Another feature to consider is whether a drive is shockproof, especially if you plan on taking the drive on the road with you. Many drives are specifically designed to withstand the rigors of daily travel, making them an ideal option for road warriors. Even if you don’t bring your DVD drive with you, a shockproof, skip-resistant design will improve its performance on your desk and help keep it from being affected by accidental bumps.
If you’re buying a portable CD or DVD drive for use while traveling, try to find one that offers a carrying case as well as an ultra-slim and lightweight design.
Some optical drives are designed to operate lying flat on a desk or other surface, while others are designed for vertical use. There are even some drives that can be operated in either orientation. Depending on your available space, a drive that supports vertical orientation may be a more convenient option.
Most computer manufacturers have moved to using USB ports that support the USB 3.0 standard and USB-C connectors. USB 3.0 offers improved power efficiency and faster data transfer over USB 2.0, while a growing number of desktops, laptops, and tablets use USB Type-C ports. The older USB 2.0 standard, however, remains popular in external DVD drives and is plenty fast enough for most optical disc uses.
While the majority of external DVD drives are similar in price, there are some features that can significantly impact their cost.
Entry-level external DVD drives can cost less than $20. These basic disc drives can read DVDs, CDs, and CD-ROMs and can often write to DVD-R, DVD-RW, CD-R, and so on. They usually offer USB 2.0 connectors and slower read and write speeds.
Mid-range external DVD drives can cost $30 to $50. These offer more features than their budget siblings, such as improved software, the ability to read and write the M-Disc format, travel accessories, and higher-quality materials.
Top-of-the-line external DVD drives can cost $50 to $150. These can include support for Blu-ray discs, the BDXL format, M-Disc, the fastest read and write speeds, and premium software.
If you plan on burning your own data DVDs and CDs, you need blank media. A standard single-layer blank DVD holds 4.7 GB of data, which may not be enough for even one HD movie, although you can pack a lot of documents and photographs into a single DVD-R or DVD-RW.
Double-layer DVDs, as their name implies, offer twice the amount of storage, or 8.5 GB. Quality is important in blank optical media, so pick a well-known brand with good performance over the cheapest discs you can afford.
If you have a laptop or other computer with a limited number of USB ports, and adding an external DVD drive means having yet another peripheral to plug into your system, look into getting a USB hub. USB hubs plug into one of your computer’s USB ports and expand it into two, three, or more ports. Choose a powered USB hub as external optical drives tend to need more juice than some other accessories.
A good USB cable is a must-have when using a lot of computer peripherals. Choose a USB cable that matches your external DVD drive’s interface. USB 2.0 cables are different from USB 3.0 cables, and USB-C cables have a different configuration altogether. There are some USB cables that boast high-end materials, but in general, a solid USB cable from a reputable company will do the job.

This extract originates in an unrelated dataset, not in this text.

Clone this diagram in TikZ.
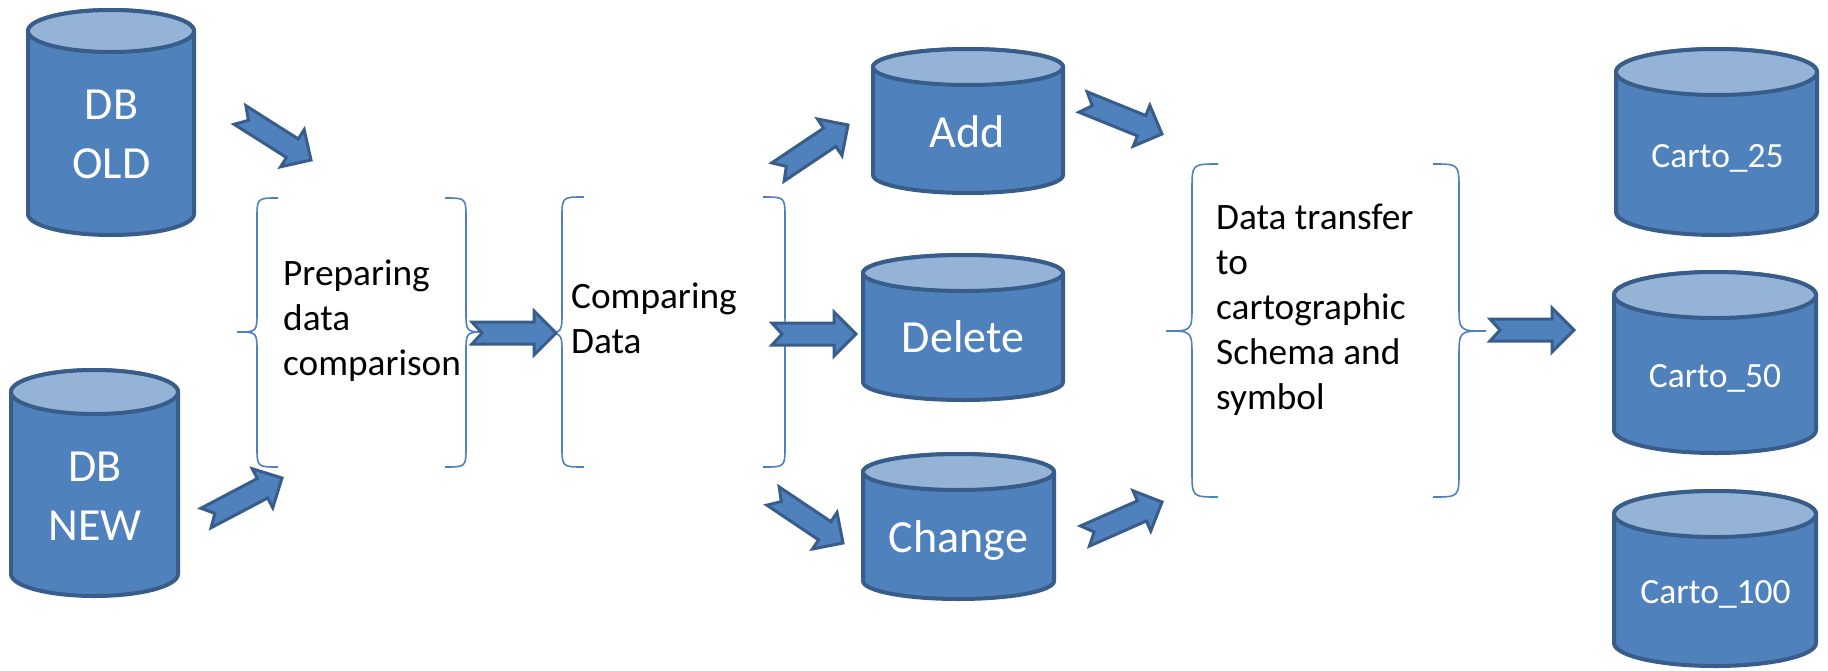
\documentclass[tikz,border=0pt]{standalone}
\usepackage{fontspec}
\setmainfont{Carlito}
\usetikzlibrary{calc}

\definecolor{dbfill}{HTML}{4F81BD}
\definecolor{dbtopfill}{HTML}{95B3D7}
\definecolor{dbline}{HTML}{385D8A}

\newcommand{\blockarrow}[2]{%
	\coordinate (hb) at ($(#2)!22pt!(#1)$);
	\draw[blockarr] ($(#1)!11pt!90:(#2)$) -- ($(hb)!11pt!90:(#2)$) -- ($(hb)!22pt!90:(#2)$) -- (#2)
		-- ($(hb)!22pt!-90:(#2)$) -- ($(hb)!11pt!-90:(#2)$) -- ($(#1)!11pt!-90:(#2)$) -- ($(#1)!10pt!(#2)$) -- cycle;}

\begin{document}
\begin{tikzpicture}[x=1pt,y=1pt]
	\tikzstyle{every node}=[inner sep=0pt]
	\tikzstyle{dbside}=[draw=dbline, fill=dbfill, line width=4pt, line join=round]
	\tikzstyle{dbtop}=[draw=dbline, fill=dbtopfill, line width=4pt]
	\tikzstyle{dblabel}=[white, font=\fontsize{46pt}{59pt}\selectfont, align=center]
	\tikzstyle{cartolabel}=[white, font=\fontsize{35.5pt}{44pt}\selectfont]
	\tikzstyle{steptext}=[black, font=\fontsize{37.3pt}{45pt}\selectfont, align=left, anchor=north west]
	\tikzstyle{curly}=[draw=dbfill, line width=1.6pt]
	\tikzstyle{blockarr}=[draw=dbline, fill=dbfill, line width=3pt, line join=miter]

	\fill[white] (0,0) rectangle (1828,-670);
	\useasboundingbox (0,0) rectangle (1828,-670);

	%% databases
	\draw[dbside] (28,-31) -- (28,-214) arc (180:360:83pt and 21pt) -- (194,-31) arc (0:180:83pt and 21pt) -- cycle;
	\draw[dbtop] (111,-31) ellipse (83pt and 21pt);
	\draw[dbside] (11,-392) -- (11,-574) arc (180:360:83.5pt and 22pt) -- (178,-392) arc (0:180:83.5pt and 22pt) -- cycle;
	\draw[dbtop] (94.5,-392) ellipse (83.5pt and 22pt);
	\draw[dbside] (873,-67) -- (873,-175) arc (180:360:95pt and 18pt) -- (1063,-67) arc (0:180:95pt and 18pt) -- cycle;
	\draw[dbtop] (968,-67) ellipse (95pt and 18pt);
	\draw[dbside] (863,-273) -- (863,-382) arc (180:360:100pt and 18pt) -- (1063,-273) arc (0:180:100pt and 18pt) -- cycle;
	\draw[dbtop] (963,-273) ellipse (100pt and 18pt);
	\draw[dbside] (863,-472) -- (863,-581) arc (180:360:95.5pt and 18pt) -- (1054,-472) arc (0:180:95.5pt and 18pt) -- cycle;
	\draw[dbtop] (958.5,-472) ellipse (95.5pt and 18pt);
	\draw[dbside] (1616,-72) -- (1616,-212) arc (180:360:100.5pt and 23pt) -- (1817,-72) arc (0:180:100.5pt and 23pt) -- cycle;
	\draw[dbtop] (1716.5,-72) ellipse (100.5pt and 23pt);
	\draw[dbside] (1614,-295) -- (1614,-430) arc (180:360:101pt and 23pt) -- (1816,-295) arc (0:180:101pt and 23pt) -- cycle;
	\draw[dbtop] (1715,-295) ellipse (101pt and 23pt);
	\draw[dbside] (1614,-514) -- (1614,-643) arc (180:360:101pt and 23pt) -- (1816,-514) arc (0:180:101pt and 23pt) -- cycle;
	\draw[dbtop] (1715,-514) ellipse (101pt and 23pt);

	\node[dblabel, anchor=north] (dbold) at (111.5,-90) {DB\\OLD};
	\node[dblabel, anchor=north] (dbnew) at (95,-452) {DB\\NEW};
	\node[dblabel, anchor=base] (add) at (967,-147) {Add};
	\node[dblabel, anchor=base] (delete) at (963,-352) {Delete};
	\node[dblabel, anchor=base] (change) at (958.5,-552) {Change};
	\node[cartolabel, anchor=base] (carto25) at (1717.5,-167) {Carto\_25};
	\node[cartolabel, anchor=base] (carto50) at (1715,-387) {Carto\_50};
	\node[cartolabel, anchor=base] (carto100) at (1715.5,-603) {Carto\_100};

	%% braces and steps
	\draw[curly] (278,-198) .. controls (257,-198) .. (257,-219) -- (257,-311) .. controls (257,-332) .. (237,-332) .. controls (257,-332) .. (257,-353) -- (257,-446) .. controls (257,-467) .. (278,-467);
	\draw[curly] (445,-198) .. controls (466,-198) .. (466,-219) -- (466,-311) .. controls (466,-332) .. (486,-332) .. controls (466,-332) .. (466,-353) -- (466,-446) .. controls (466,-467) .. (445,-467);
	\draw[curly] (584,-197) .. controls (562,-197) .. (562,-218) -- (562,-312) .. controls (562,-333) .. (542,-333) .. controls (562,-333) .. (562,-354) -- (562,-446) .. controls (562,-467) .. (584,-467);
	\draw[curly] (763,-197) .. controls (785,-197) .. (785,-218) -- (785,-312) .. controls (785,-333) .. (806,-333) .. controls (785,-333) .. (785,-354) -- (785,-446) .. controls (785,-467) .. (763,-467);
	\draw[curly] (1218,-164) .. controls (1192,-164) .. (1192,-190) -- (1192,-305) .. controls (1192,-331) .. (1166,-331) .. controls (1192,-331) .. (1192,-357) -- (1192,-471) .. controls (1192,-497) .. (1218,-497);
	\draw[curly] (1433,-164) .. controls (1459,-164) .. (1459,-190) -- (1459,-305) .. controls (1459,-331) .. (1486,-331) .. controls (1459,-331) .. (1459,-357) -- (1459,-471) .. controls (1459,-497) .. (1433,-497);

	\node[steptext] (prep) at (283,-260) {Preparing\\data\\comparison};
	\node[steptext] (cmp) at (571,-283) {Comparing\\Data};
	\node[steptext] (xfer) at (1216,-204) {Data transfer\\to\\cartographic\\Schema and\\symbol};

	%% block arrows
	\coordinate (oldtail) at (240,-115);
	\coordinate (oldtip) at (311,-160);
	\coordinate (newtail) at (206,-518);
	\coordinate (newtip) at (282,-478);
	\coordinate (preptail) at (472,-333);
	\coordinate (preptip) at (556,-333);
	\coordinate (addtail) at (778,-172);
	\coordinate (addtip) at (848,-125);
	\coordinate (deltail) at (772,-334);
	\coordinate (deltip) at (856,-334);
	\coordinate (chgtail) at (773,-496);
	\coordinate (chgtip) at (843,-543);
	\coordinate (addouttail) at (1083,-102);
	\coordinate (addouttip) at (1162,-134);
	\coordinate (chgouttail) at (1085,-536);
	\coordinate (chgouttip) at (1162,-502);
	\coordinate (xfertail) at (1490,-330);
	\coordinate (xfertip) at (1574,-330);

	\blockarrow{oldtail}{oldtip}
	\blockarrow{newtail}{newtip}
	\blockarrow{preptail}{preptip}
	\blockarrow{addtail}{addtip}
	\blockarrow{deltail}{deltip}
	\blockarrow{chgtail}{chgtip}
	\blockarrow{addouttail}{addouttip}
	\blockarrow{chgouttail}{chgouttip}
	\blockarrow{xfertail}{xfertip}

\end{tikzpicture}
\end{document}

Make sure you choose a USB cable of the appropriate length, too, which may be as short as 1 to 3 feet if you’re using an external DVD drive right next to your computer.
DVD players and optical drives occasionally need to be cleaned, which primarily means removing dust from the drive’s lens. CD and DVD player cleaners are available that combine a disc with a soft brush or wipe and an alcohol-based solution that can be placed inside a DVD drive and cleans the lens while it spins. For some external DVD drives, you can see the lens and clean it yourself with a cotton swab and a mild solution of alcohol and water. Don’t get the solution in any other part of the drive.

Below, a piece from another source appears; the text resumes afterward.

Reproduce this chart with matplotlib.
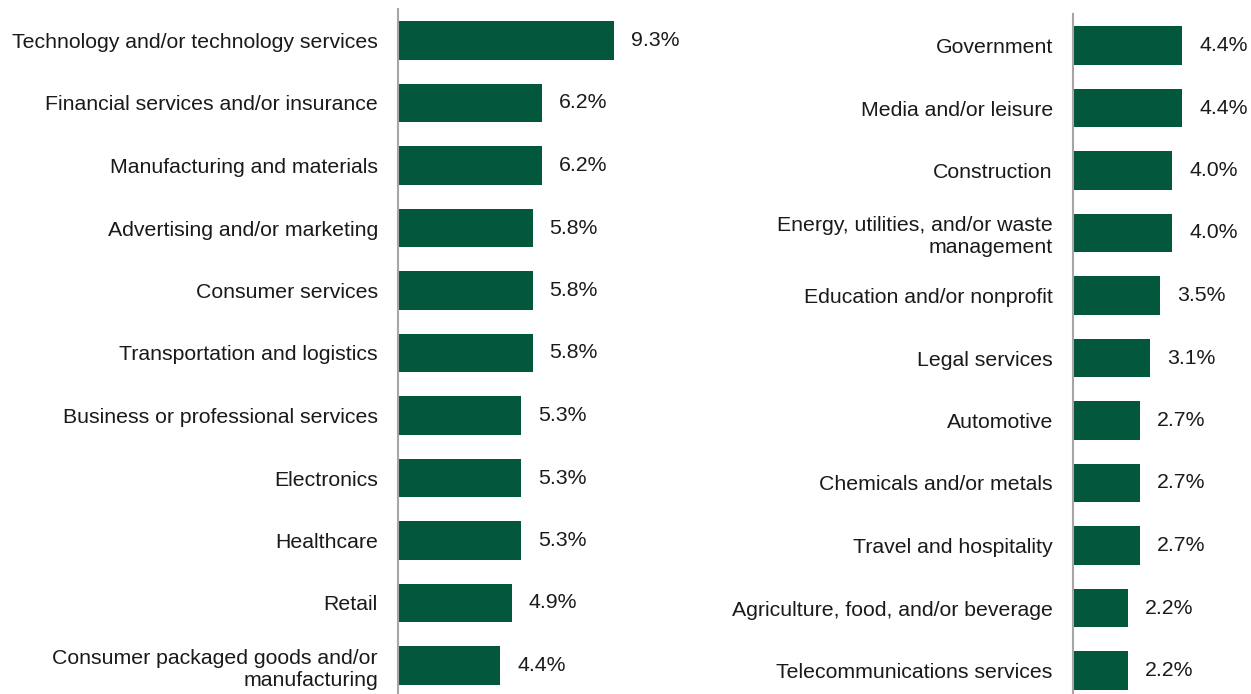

The rise of faster internet speeds and cloud computing has furthered the trend of dropping internal DVD and optical drives, but that doesn’t mean the external DVD drive is obsolete.

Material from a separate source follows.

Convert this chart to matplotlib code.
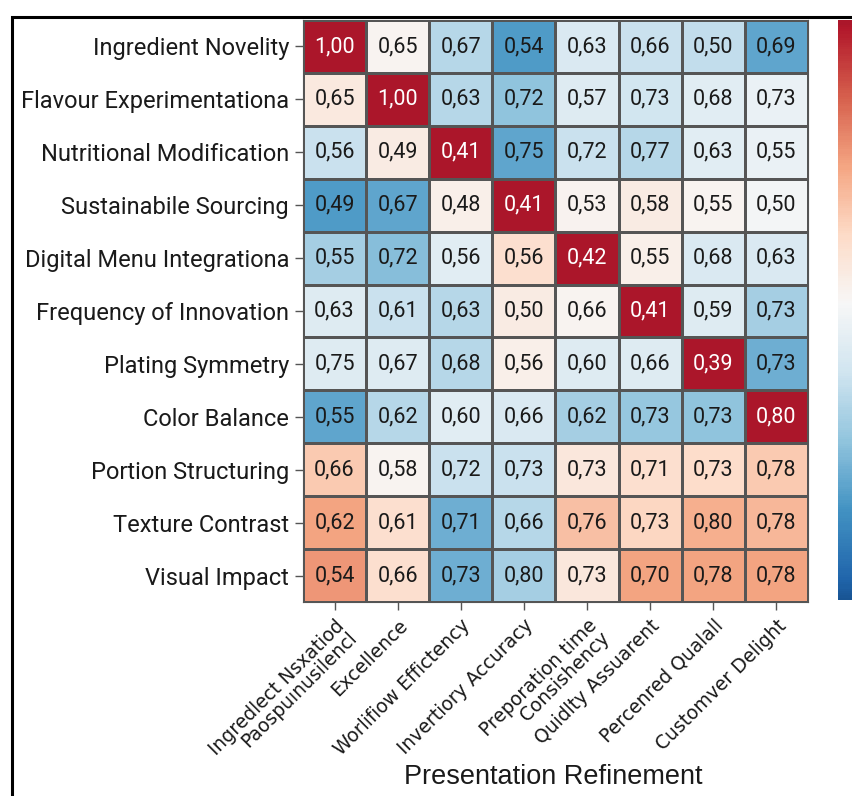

A. Yes, USB 2.0 is fast enough for most people who need to use external DVD drives. USB 2.0 has a top data transfer speed of 60 Mbps. While slower than USB 3.0’s 625 Mbps, this is much faster than 24X top speeds of most external optical drives and is the equivalent of over 45X, which DVD drives can’t reach.
The only time USB 2.0 might have a problem is if you’re using an HD Blu-ray. That said, USB 3.0 drives are backward-compatible, although they can only reach USB 2.0 speeds when plugged into a USB 2.0 port.
A. An external DVD drive may need more power than a USB hub can supply on its own. External DVD burners in particular have higher power requirements. If you plug an external DVD drive into a USB hub, make sure that the hub has enough power to support the drive, such as with an AC adapter for the drive or the hub.
A. Devices that run Chrome OS can only read files from optical discs such as CD-ROMs and DVD-ROMs. Chromebooks and other computers running Google’s Chrome OS do not support writing to optical media, nor do they support audio CD or DVD movie playback.
A. In most cases, no. Many external optical drives are designed to be plug-and-play. Both Windows and macOS generally recognize external DVD drives automatically. Chrome OS allows reading but not writing or playing optical discs. However, you may still need to install separate software to watch movies or perform specific functions.
A. Among popular operating systems, both Windows and macOS include methods to eject a disk from within the operating system. On Windows, open File Explorer, right-click on the drive, and select Eject. On macOS, find the drive in the Finder, drag it to the trash or right-click on it, and select Eject. If nothing else works, find a small hole near the slot or eject button. This is a manual eject mechanism common to most optical drives. Use a straightened paper clip or SIM tool to activate this manual release.